What a wonderful story this is! I love the way that the internet brings people together in a way that would not have been possible even twenty years ago.
Fascinating, and well done Rachael, it must be wonderful to still be able to earn a living from an age old craft like that!
What a wonderful article to wake up to in my inbox! I recently found a pair of old bistro style chairs with badly damaged cane seats in the GARBAGE. I would love for Rachael to fix them. Too bad I’m an ocean away in Montreal. I was of course thrilled by the Montreal Quebec reference in the Types of London.
Thanks for your terrific website. About 40 years ago, I was taught to weave cane by a blind man who was so good he could do a regular dining chair seat during a night of television listening. I was ill at the time and the work was helpfully therapeutic and – as the quality improved – incredibly enjoyable. I would recommend it to anyone – although not professionally in your area of course. Your Montreal reader will be happy to hear that cane-seat chairs were manufactured in Canada, in distinctive models as well as Austrian and American designs. The Canadian chairs were used throughout the country in homes, schools, hospitals, cafes, hotels, town halls, etc., from the most modest to the most luxurious. They are usually misidentified in museums and shops as ‘American’ or ‘Austrian’, and can be found in English antiques auction sales, as they were exported to Britain from the 1880s to the 1930s. Book out soon (I hope).

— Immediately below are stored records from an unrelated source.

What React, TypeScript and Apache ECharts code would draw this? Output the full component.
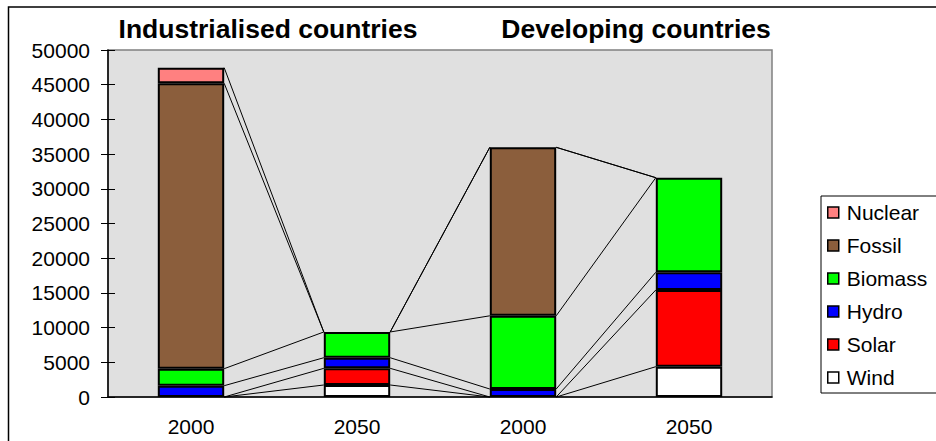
import React, { useEffect, useRef } from "react";
import * as echarts from "echarts";

// Primary energy by source, two country groups, 2000 vs 2050
const categories = ["2000", "2050", "2000", "2050"];
const groupTitles = ["Industrialised countries", "Developing countries"];
const wind = [0, 1730, 0, 4370];
const solar = [0, 2400, 0, 11050];
const hydro = [1630, 1530, 1150, 2550];
const biomass = [2450, 3710, 10550, 13630];
const fossil = [41120, 0, 24280, 0];
const nuclear = [2250, 0, 0, 0];

const FONT = 'Arial, "Liberation Sans", sans-serif';

// bottom-to-top stacking order
const stackDefs = [
  { name: "Wind", data: wind, color: "#FFFFFF" },
  { name: "Solar", data: solar, color: "#FF0000" },
  { name: "Hydro", data: hydro, color: "#0000FF" },
  { name: "Biomass", data: biomass, color: "#00FF00" },
  { name: "Fossil", data: fossil, color: "#8B5E3C" },
  { name: "Nuclear", data: nuclear, color: "#FF8080" },
];

const BAR_FRAC = 0.4;

export default function App() {
  const ref = useRef<HTMLDivElement>(null);

  useEffect(() => {
    if (!ref.current) return;
    const chart = echarts.init(ref.current, null, { renderer: "svg" });

    // cumulative top of each stack level, used for the connecting series lines
    const running = categories.map(() => 0);
    const seriesLineData: number[][] = [];
    stackDefs.forEach((s) => {
      s.data.forEach((v, i) => (running[i] += v));
      for (let c = 0; c < categories.length - 1; c++) {
        seriesLineData.push([c, running[c], running[c + 1]]);
      }
    });

    // empty segments are skipped so they leave no outline
    const barSeries = stackDefs.map((s) => ({
      name: s.name,
      type: "bar",
      stack: "total",
      barWidth: `${BAR_FRAC * 100}%`,
      data: s.data.map((v) => (v === 0 ? "-" : v)),
      z: 3,
      itemStyle: { color: s.color, borderColor: "#000", borderWidth: 2 },
    }));

    const yCommon = {
      type: "value",
      min: 0,
      max: 50000,
      interval: 5000,
      splitLine: { show: false },
    };

    const titleStyle = {
      fontFamily: FONT,
      fontSize: 26.5,
      fontWeight: "bold",
      color: "#000",
      lineHeight: 30,
    };

    chart.setOption({
      animation: false,
      backgroundColor: "#FFFFFF",
      title: [
        { text: groupTitles[0], left: 268, top: 14, padding: 0, textAlign: "center", textStyle: titleStyle },
        { text: groupTitles[1], left: 636, top: 14, padding: 0, textAlign: "center", textStyle: titleStyle },
      ],
      legend: {
        orient: "vertical",
        left: 821,
        top: 196,
        padding: [6, 30, 5, 6],
        itemGap: 12,
        itemWidth: 11,
        itemHeight: 11,
        icon: "rect",
        borderColor: "#000",
        borderWidth: 1,
        data: ["Nuclear", "Fossil", "Biomass", "Hydro", "Solar", "Wind"],
        itemStyle: { borderColor: "#000", borderWidth: 1.5 },
        textStyle: { fontFamily: FONT, fontSize: 21, color: "#000", lineHeight: 21, padding: [0, 0, 0, 3] },
      },
      grid: {
        left: 108,
        right: 164,
        top: 50,
        bottom: 44,
        show: true,
        backgroundColor: "#E0E0E0",
        borderColor: "#808080",
        borderWidth: 1.5,
      },
      xAxis: [
        {
          type: "category",
          data: categories,
          axisLine: { lineStyle: { color: "#000", width: 1.5 } },
          axisTick: { length: 6, lineStyle: { color: "#000" } },
          axisLabel: { fontFamily: FONT, fontSize: 21, color: "#000", margin: 19 },
        },
        {
          type: "category",
          data: categories,
          position: "bottom",
          axisLine: { show: false },
          axisTick: { inside: true, length: 6, lineStyle: { color: "#000" } },
          axisLabel: { show: false },
        },
      ],
      yAxis: [
        {
          ...yCommon,
          axisLine: { show: true, lineStyle: { color: "#000", width: 1.5 } },
          axisTick: { show: true, length: 7, lineStyle: { color: "#000" } },
          axisLabel: {
            fontFamily: FONT,
            fontSize: 21,
            color: "#000",
            margin: 18,
            formatter: (v: number) => String(v),
          },
        },
        {
          ...yCommon,
          position: "left",
          axisLine: { show: false },
          axisTick: { show: true, inside: true, length: 7, lineStyle: { color: "#000" } },
          axisLabel: { show: false },
        },
      ],
      graphic: [
        {
          type: "rect",
          shape: { x: 8.5, y: 7, width: 1000, height: 1000 },
          style: { fill: "none", stroke: "#000", lineWidth: 1.5 },
          silent: true,
        },
      ],
      series: [
        ...barSeries,
        {
          type: "custom",
          name: "series lines",
          z: 2,
          encode: { x: 0, y: [1, 2] },
          data: seriesLineData,
          renderItem: (params: any, api: any) => {
            const c = api.value(0);
            const p1 = api.coord([c, api.value(1)]);
            const p2 = api.coord([c + 1, api.value(2)]);
            const half = (api.size([1, 0])[0] * BAR_FRAC) / 2;
            return {
              type: "line",
              shape: { x1: p1[0] + half, y1: p1[1], x2: p2[0] - half, y2: p2[1] },
              style: { stroke: "#000", lineWidth: 1 },
            };
          },
        },
      ],
    });

    return () => chart.dispose();
  }, []);

  return (
    <div
      ref={ref}
      style={{ position: "fixed", left: 0, top: 0, width: 936, height: 441 }}
    />
  );
}
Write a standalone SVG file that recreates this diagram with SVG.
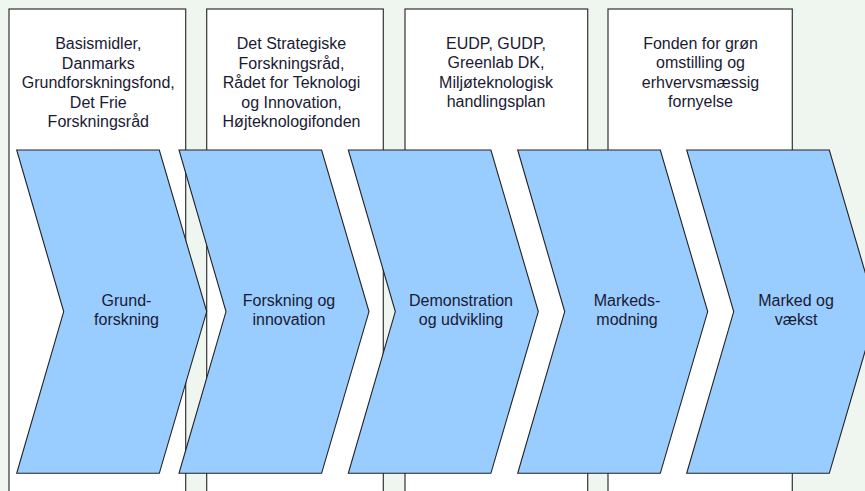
<svg xmlns="http://www.w3.org/2000/svg" width="865" height="491" viewBox="0 0 865 491">
<style>
.bg{fill:#EEF6EF}
.box{fill:#FFFFFF;stroke:#333333;stroke-width:1.2}
.chev{fill:#99CCFF;stroke:#222222;stroke-width:1.1;stroke-linejoin:miter}
text{font-family:"Liberation Sans",Arial,sans-serif;font-size:16px;fill:#1a1a33;text-anchor:middle}
</style>
<defs>
<polygon id="chevShape" points="0,150 142.6,150 190,311.6 142.6,473.3 0,473.3 47,311.6"/>
</defs>
<rect class="bg" x="0" y="0" width="865" height="491"/>

<g id="box-grundforskning">
<rect class="box" x="9" y="9" width="176.7" height="490"/>
<text x="98.3" y="49.3">Basismidler,</text>
<text x="98.3" y="68.8">Danmarks</text>
<text x="98.3" y="88.3">Grundforskningsfond,</text>
<text x="98.3" y="107.8">Det Frie</text>
<text x="98.3" y="127.3">Forskningsråd</text>
</g>

<g id="box-forskning">
<rect class="box" x="206.7" y="9" width="176.6" height="490"/>
<text x="291.5" y="49.3">Det Strategiske</text>
<text x="291.5" y="68.8">Forskningsråd,</text>
<text x="291.5" y="88.3">Rådet for Teknologi</text>
<text x="291.5" y="107.8">og Innovation,</text>
<text x="291.5" y="127.3">Højteknologifonden</text>
</g>

<g id="box-demonstration">
<rect class="box" x="405" y="9" width="182.7" height="490"/>
<text x="496" y="48.8">EUDP, GUDP,</text>
<text x="496" y="68.3">Greenlab DK,</text>
<text x="496" y="87.8">Miljøteknologisk</text>
<text x="496" y="107.3">handlingsplan</text>
</g>

<g id="box-markedsmodning">
<rect class="box" x="608" y="9" width="184.3" height="490"/>
<text x="700.5" y="48.8">Fonden for grøn</text>
<text x="700.5" y="68.3">omstilling og</text>
<text x="700.5" y="87.8">erhvervsmæssig</text>
<text x="700.5" y="107.3">fornyelse</text>
</g>

<g id="chev-grundforskning">
<use href="#chevShape" class="chev" x="16.7"/>
<text x="126.5" y="306">Grund-</text>
<text x="126.5" y="325">forskning</text>
</g>

<g id="chev-forskning">
<use href="#chevShape" class="chev" x="179"/>
<text x="289" y="306">Forskning og</text>
<text x="289" y="325">innovation</text>
</g>

<g id="chev-demonstration">
<use href="#chevShape" class="chev" x="348.3"/>
<text x="461" y="306">Demonstration</text>
<text x="461" y="325">og udvikling</text>
</g>

<g id="chev-markedsmodning">
<use href="#chevShape" class="chev" x="517.7"/>
<text x="627" y="306">Markeds-</text>
<text x="627" y="325">modning</text>
</g>

<g id="chev-marked">
<use href="#chevShape" class="chev" x="686.7"/>
<text x="796" y="306">Marked og</text>
<text x="796" y="325">vækst</text>
</g>
</svg>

A super article on Chair caning with some very interesting old pictures. Good to see Rachel is doing well. I also cane chairs and am a member of the Basketmakers’ Association, Rachel might be interested in joining some like minded people. http://www.basketassoc.org
Love this post! I’ve done caning myself and know it is tedious work and requires
a lot of patience. Best wishes to Rachel for continuing the family business.
Hello. Could you tell me cost of caning repairs to the back of a chair. The area is 35 X 40 cm.
Many thanks
Christine Prowse
Really nice to read the piece and see the associated images ,and well done to Rachel for carrying on a wonderful tradition. Like Rachel my father was a “caner” and he taught me. In the late 80s we both would sit out in Chelsea near the Chelsea Dome as it was known at the time.
We were street caners and I remember such good times , people watching ,the characters we met Dave Allen, Sir Richard Rogers Bill Wyman to name a few, we even got invited to a few parties.
People would drop off their chairs with us and we would keep them in “storage”behind the back of Barclays bank,with a plastic sheet thrown over them. Return in the morning and carry on, we did get some attention from the local police but my father had a peddlers license. The young policemen didn’t even know what it was so they left us alone .
I still do the odd chair now and again but I am based in Brighton now still if you want one done I could get my arm twisted. haha.
Loved reading about the chair caner,going through my ancestry I discovered that my grt,grandmother was a chair caner from Spitalfields,and her husband my Grt.Grandfather was a basket maker all very interesting.